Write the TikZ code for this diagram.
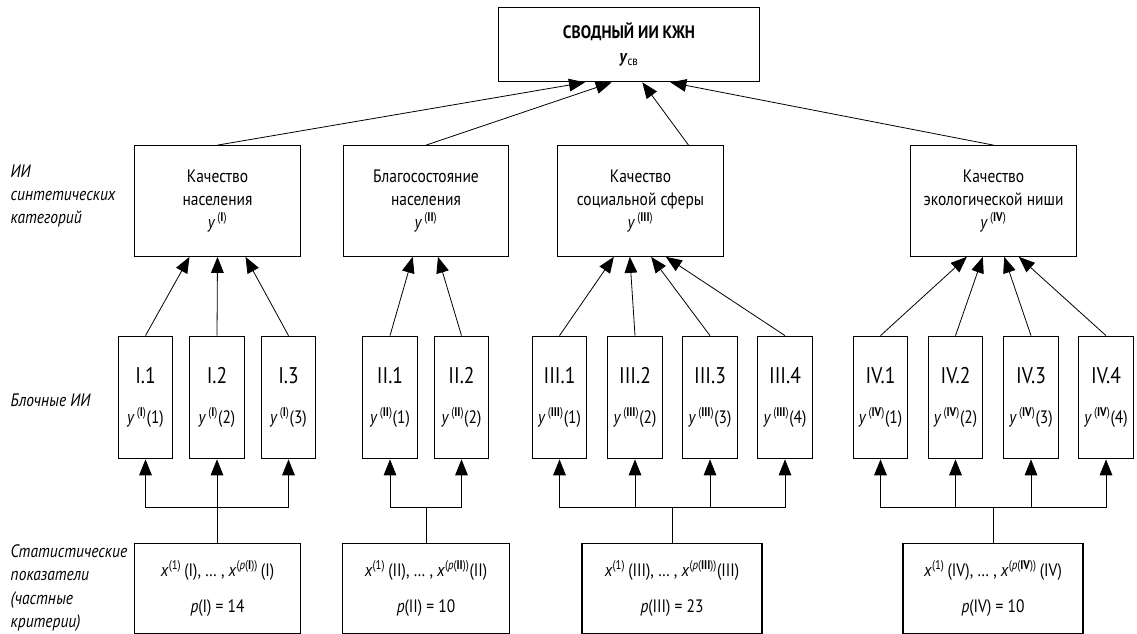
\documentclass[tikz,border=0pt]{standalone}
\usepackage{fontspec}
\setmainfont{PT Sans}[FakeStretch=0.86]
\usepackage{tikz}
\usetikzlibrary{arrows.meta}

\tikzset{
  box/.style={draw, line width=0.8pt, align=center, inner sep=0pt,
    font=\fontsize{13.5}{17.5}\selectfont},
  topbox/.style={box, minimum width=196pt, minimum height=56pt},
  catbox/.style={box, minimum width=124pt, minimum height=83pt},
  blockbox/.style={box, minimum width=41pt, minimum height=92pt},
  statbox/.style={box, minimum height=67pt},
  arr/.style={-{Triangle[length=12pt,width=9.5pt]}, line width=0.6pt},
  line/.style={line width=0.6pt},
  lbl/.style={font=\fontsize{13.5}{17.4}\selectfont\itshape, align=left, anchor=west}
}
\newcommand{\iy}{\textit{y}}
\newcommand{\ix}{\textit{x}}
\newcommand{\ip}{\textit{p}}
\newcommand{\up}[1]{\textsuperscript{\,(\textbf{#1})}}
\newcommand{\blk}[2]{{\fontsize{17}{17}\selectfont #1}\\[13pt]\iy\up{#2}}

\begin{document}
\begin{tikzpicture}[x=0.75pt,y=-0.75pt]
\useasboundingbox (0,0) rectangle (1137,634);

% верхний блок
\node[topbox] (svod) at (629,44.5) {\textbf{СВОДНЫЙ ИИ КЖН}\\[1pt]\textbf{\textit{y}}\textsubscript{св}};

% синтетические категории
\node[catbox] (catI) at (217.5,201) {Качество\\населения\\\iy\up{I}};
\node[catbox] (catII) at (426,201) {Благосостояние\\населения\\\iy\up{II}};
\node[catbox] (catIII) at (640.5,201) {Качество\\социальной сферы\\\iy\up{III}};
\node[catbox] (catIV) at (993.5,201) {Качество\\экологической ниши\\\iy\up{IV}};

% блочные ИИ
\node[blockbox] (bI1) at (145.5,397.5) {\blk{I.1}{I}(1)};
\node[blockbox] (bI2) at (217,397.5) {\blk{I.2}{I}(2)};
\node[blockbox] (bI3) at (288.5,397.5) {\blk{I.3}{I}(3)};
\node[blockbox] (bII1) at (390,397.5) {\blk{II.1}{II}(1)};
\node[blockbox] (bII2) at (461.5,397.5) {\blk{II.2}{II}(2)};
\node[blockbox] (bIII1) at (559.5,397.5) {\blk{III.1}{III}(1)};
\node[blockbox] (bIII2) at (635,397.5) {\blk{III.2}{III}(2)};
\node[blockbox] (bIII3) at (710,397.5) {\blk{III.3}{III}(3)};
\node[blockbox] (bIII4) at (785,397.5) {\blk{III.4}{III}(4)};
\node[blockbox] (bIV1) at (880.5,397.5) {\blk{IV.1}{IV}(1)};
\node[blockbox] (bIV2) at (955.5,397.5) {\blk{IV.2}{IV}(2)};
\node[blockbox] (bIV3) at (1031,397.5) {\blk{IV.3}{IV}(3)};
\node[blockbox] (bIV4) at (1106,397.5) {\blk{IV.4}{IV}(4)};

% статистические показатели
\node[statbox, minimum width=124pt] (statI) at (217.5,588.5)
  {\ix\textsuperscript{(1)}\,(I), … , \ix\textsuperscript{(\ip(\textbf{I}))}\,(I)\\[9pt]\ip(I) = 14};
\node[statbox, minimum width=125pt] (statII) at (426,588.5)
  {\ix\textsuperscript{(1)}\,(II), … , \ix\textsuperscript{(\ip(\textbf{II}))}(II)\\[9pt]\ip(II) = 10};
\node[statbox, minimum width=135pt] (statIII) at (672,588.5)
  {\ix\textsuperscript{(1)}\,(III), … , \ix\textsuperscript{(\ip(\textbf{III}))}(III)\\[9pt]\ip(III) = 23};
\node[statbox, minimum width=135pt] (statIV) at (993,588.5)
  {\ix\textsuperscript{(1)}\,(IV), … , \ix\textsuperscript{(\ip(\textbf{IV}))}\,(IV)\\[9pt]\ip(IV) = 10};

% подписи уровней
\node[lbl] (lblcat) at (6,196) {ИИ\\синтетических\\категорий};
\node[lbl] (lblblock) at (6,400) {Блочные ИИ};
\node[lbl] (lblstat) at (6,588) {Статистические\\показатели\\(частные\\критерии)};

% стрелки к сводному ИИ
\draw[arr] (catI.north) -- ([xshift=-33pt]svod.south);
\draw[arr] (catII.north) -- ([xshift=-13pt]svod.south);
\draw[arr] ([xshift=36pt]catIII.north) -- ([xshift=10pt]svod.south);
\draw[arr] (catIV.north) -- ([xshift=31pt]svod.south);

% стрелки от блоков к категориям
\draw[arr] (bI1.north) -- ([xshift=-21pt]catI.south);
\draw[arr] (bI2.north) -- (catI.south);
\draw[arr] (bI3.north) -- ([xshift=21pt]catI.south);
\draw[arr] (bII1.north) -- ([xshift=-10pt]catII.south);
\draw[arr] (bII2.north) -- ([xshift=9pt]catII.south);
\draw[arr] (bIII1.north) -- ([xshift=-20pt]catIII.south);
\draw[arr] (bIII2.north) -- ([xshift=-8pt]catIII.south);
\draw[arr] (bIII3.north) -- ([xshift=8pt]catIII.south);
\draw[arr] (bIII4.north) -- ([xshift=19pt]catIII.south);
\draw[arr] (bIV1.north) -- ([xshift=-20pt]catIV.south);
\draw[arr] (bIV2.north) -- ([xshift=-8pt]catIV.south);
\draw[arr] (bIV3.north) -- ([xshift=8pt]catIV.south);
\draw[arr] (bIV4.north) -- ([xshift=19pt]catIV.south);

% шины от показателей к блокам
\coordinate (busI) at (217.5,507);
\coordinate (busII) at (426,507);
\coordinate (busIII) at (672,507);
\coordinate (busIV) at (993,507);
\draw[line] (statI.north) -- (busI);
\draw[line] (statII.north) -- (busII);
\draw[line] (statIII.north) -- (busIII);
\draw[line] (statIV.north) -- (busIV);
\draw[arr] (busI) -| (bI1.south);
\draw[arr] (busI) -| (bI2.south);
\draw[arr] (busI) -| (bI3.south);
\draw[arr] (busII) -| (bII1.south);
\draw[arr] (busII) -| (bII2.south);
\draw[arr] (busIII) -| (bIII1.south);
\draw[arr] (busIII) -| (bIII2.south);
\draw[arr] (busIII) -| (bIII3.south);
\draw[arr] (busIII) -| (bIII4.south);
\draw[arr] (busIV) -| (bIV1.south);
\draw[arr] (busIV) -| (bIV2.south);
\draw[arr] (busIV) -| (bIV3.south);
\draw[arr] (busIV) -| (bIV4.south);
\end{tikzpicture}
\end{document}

...

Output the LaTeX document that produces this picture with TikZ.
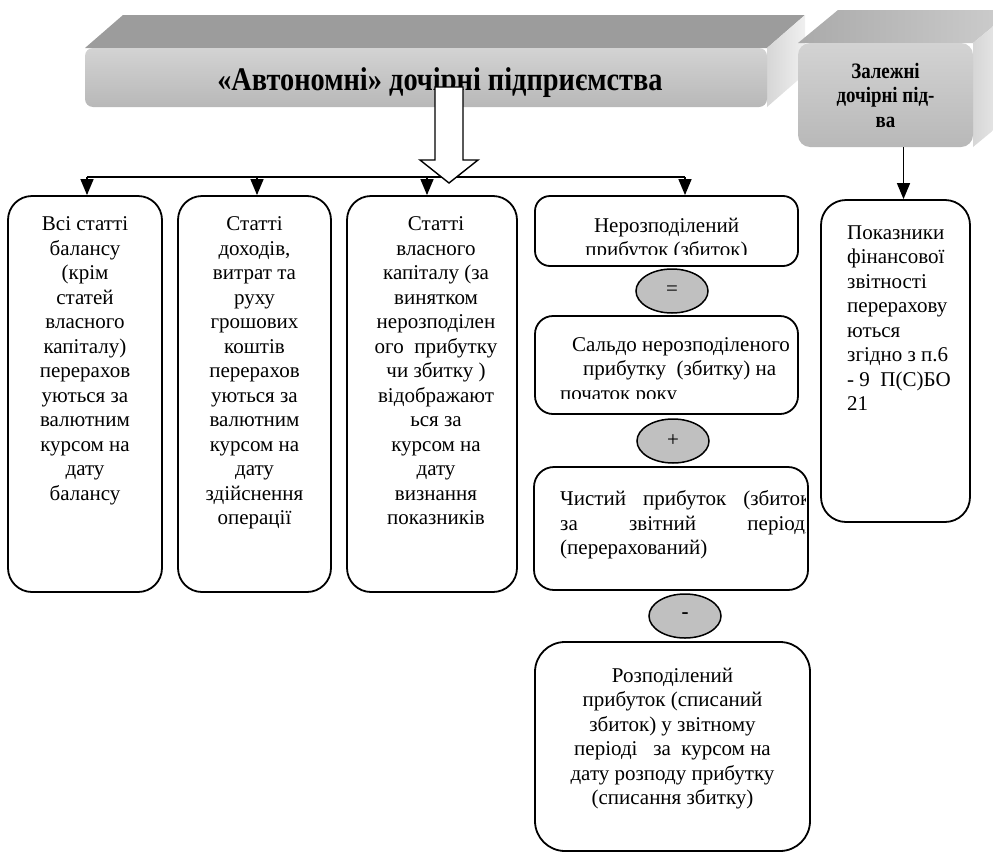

▸ EXERCISE GOAL:
Only the lines from the one with "Write the TikZ code for this diagram." down to the one with "(catIV) at (993.5,201)" belong in your copy, both ends included; write them out exactly and skip any pictures.

▸ REPLY TO THE TASK:
Write the TikZ code for this diagram.
\documentclass[tikz,border=0pt]{standalone}
\usepackage{fontspec}
\setmainfont{PT Sans}[FakeStretch=0.86]
\usepackage{tikz}
\usetikzlibrary{arrows.meta}

\tikzset{
  box/.style={draw, line width=0.8pt, align=center, inner sep=0pt,
    font=\fontsize{13.5}{17.5}\selectfont},
  topbox/.style={box, minimum width=196pt, minimum height=56pt},
  catbox/.style={box, minimum width=124pt, minimum height=83pt},
  blockbox/.style={box, minimum width=41pt, minimum height=92pt},
  statbox/.style={box, minimum height=67pt},
  arr/.style={-{Triangle[length=12pt,width=9.5pt]}, line width=0.6pt},
  line/.style={line width=0.6pt},
  lbl/.style={font=\fontsize{13.5}{17.4}\selectfont\itshape, align=left, anchor=west}
}
\newcommand{\iy}{\textit{y}}
\newcommand{\ix}{\textit{x}}
\newcommand{\ip}{\textit{p}}
\newcommand{\up}[1]{\textsuperscript{\,(\textbf{#1})}}
\newcommand{\blk}[2]{{\fontsize{17}{17}\selectfont #1}\\[13pt]\iy\up{#2}}

\begin{document}
\begin{tikzpicture}[x=0.75pt,y=-0.75pt]
\useasboundingbox (0,0) rectangle (1137,634);

% верхний блок
\node[topbox] (svod) at (629,44.5) {\textbf{СВОДНЫЙ ИИ КЖН}\\[1pt]\textbf{\textit{y}}\textsubscript{св}};

% синтетические категории
\node[catbox] (catI) at (217.5,201) {Качество\\населения\\\iy\up{I}};
\node[catbox] (catII) at (426,201) {Благосостояние\\населения\\\iy\up{II}};
\node[catbox] (catIII) at (640.5,201) {Качество\\социальной сферы\\\iy\up{III}};
\node[catbox] (catIV) at (993.5,201) {Качество\\экологической ниши\\\iy\up{IV}};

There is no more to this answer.